Saputo’s bid to acquire Australia’s oldest dairy processor got a boost Tuesday after Australia’s competition regulator reiterated that rival Murray Goulburn’s offer for Warrnambool Butter & Cheese could reduce competition for purchasing raw milk in the country.
The Australian Competition and Consumer Commission also questioned whether an acquisition by the country’s largest dairy processor would positively impact volume or the value of dairy exports.
The agency made similar comments when Murray Goulburn tried to acquire Warrnambool in 2010.
The commission is assisting the Australian Competition Tribunal, which is set to begin hearings on Murray Goulburn’s bid on Feb. 10.
Murray Goulburn’s offer is conditional on receiving the tribunal’s approval along with it obtaining more than half of Warrnambool’s shares.
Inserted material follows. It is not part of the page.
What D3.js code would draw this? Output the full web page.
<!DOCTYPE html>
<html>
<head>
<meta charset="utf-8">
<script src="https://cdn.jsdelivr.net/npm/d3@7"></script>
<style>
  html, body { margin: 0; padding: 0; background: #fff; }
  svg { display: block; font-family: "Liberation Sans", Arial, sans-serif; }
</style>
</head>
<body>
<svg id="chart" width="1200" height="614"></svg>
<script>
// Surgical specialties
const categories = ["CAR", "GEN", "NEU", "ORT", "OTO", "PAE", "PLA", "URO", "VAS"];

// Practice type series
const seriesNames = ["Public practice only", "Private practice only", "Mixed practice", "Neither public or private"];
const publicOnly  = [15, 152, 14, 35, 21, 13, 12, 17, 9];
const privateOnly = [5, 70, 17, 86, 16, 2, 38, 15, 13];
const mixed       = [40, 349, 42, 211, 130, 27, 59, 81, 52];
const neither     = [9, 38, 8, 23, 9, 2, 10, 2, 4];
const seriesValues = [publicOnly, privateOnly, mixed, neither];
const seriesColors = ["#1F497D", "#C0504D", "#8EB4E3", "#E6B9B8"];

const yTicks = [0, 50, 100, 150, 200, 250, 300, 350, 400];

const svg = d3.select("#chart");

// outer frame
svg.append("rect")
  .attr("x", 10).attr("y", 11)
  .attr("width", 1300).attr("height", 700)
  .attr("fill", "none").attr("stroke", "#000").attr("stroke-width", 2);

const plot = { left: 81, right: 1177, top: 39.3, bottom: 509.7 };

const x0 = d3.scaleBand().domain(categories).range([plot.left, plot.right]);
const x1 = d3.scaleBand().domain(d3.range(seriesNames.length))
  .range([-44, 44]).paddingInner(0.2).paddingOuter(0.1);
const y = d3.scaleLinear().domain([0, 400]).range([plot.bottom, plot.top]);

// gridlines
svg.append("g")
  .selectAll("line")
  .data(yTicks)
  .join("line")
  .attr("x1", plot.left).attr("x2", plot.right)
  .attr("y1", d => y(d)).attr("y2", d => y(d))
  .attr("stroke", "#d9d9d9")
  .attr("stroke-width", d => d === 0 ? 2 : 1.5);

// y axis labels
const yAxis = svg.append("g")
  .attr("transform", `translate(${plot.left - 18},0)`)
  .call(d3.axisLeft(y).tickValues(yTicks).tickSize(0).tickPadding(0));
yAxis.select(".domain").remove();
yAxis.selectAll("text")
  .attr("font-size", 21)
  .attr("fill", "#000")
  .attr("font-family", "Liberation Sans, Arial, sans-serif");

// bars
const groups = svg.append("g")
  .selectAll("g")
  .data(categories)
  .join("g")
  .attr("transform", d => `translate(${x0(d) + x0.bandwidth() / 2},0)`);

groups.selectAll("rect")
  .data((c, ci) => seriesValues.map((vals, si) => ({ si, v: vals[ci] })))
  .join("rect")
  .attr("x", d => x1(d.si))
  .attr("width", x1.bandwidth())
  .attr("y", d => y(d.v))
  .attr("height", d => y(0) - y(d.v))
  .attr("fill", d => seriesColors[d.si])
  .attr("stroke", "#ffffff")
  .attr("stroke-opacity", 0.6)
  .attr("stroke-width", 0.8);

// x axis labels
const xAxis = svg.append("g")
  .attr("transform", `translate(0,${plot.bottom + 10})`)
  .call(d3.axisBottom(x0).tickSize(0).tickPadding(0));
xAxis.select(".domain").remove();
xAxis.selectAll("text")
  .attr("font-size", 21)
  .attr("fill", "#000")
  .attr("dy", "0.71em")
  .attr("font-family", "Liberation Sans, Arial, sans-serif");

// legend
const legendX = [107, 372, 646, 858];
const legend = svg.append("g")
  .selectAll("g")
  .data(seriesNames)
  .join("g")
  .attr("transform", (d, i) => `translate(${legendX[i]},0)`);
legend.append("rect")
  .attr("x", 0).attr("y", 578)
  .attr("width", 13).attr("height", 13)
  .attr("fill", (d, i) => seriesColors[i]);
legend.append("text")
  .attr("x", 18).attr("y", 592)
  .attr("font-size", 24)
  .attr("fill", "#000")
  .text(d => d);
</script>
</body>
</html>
It holds about 17.7 per cent, about the same as Saputo.
Warrnambool’s board formally rejected Murray Goulburn’s AU$9.50 per share bid on Tuesday, saying it is “highly conditional and uncertain.”
It described Saputo’s unconditional offer that is set to expire Friday evening is “superior” based on value, certainty and timing.
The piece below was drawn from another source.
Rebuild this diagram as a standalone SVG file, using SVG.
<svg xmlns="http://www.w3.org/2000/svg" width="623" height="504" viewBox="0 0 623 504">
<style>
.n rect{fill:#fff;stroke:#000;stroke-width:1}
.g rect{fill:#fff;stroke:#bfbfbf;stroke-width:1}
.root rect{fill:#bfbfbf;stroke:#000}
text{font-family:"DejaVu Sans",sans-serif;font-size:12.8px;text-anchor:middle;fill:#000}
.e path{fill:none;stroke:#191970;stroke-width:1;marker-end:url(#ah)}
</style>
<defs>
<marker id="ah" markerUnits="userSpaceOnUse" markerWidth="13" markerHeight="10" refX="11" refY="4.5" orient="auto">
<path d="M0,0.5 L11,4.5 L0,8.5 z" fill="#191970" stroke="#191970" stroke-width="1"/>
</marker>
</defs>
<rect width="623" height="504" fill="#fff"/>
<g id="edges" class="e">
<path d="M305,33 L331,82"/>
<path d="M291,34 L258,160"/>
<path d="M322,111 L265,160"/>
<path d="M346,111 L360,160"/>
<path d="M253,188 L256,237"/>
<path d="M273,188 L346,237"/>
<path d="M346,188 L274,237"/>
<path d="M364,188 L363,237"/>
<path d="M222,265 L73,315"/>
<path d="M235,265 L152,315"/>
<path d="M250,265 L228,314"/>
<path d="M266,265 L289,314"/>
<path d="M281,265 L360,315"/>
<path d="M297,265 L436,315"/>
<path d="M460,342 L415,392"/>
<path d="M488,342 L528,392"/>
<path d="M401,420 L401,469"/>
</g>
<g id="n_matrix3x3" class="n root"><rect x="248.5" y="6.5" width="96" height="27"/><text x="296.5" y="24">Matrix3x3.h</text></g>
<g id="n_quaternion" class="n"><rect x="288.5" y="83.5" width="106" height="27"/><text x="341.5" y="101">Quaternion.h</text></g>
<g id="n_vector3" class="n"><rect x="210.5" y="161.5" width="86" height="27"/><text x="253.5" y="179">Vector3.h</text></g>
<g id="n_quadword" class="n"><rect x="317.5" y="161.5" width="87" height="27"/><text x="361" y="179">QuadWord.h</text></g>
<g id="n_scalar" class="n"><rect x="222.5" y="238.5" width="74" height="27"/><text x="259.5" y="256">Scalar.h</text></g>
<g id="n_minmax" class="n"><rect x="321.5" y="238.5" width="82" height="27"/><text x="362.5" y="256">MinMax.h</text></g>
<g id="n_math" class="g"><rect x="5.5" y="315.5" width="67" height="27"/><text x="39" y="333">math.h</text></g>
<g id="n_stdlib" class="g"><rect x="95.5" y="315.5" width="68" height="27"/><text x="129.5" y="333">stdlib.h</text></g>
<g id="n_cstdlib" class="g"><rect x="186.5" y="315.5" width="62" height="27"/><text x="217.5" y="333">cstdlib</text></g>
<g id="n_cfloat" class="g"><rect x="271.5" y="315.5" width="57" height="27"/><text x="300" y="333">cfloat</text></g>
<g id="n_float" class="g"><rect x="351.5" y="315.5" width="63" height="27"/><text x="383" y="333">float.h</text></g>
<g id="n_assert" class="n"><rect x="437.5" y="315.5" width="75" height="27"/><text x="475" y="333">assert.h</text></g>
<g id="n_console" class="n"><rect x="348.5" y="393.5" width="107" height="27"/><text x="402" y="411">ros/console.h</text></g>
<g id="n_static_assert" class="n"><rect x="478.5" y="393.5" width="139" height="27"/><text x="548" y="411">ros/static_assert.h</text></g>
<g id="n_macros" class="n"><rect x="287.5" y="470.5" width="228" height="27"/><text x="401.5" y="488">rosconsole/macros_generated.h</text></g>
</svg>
Saputo (TSX:SAP) is currently offering AU$9 per share if it doesn’t get a majority of WCB’s stock but it would pay more if it gets more than 50 per cent of outstanding shares.
Saputo will pay AU$9.20 per Warrnambool share if it gets a simple majority, AU$9.40 per share if it gets 75 per cent of the total and AU$9.60 per share if it gets at least 90 per cent of WCB’s stock.
Analyst Irene Nattel of RBC Capital Markets said the competition commission’s negative view “does not auger well for Murray Goulburn.”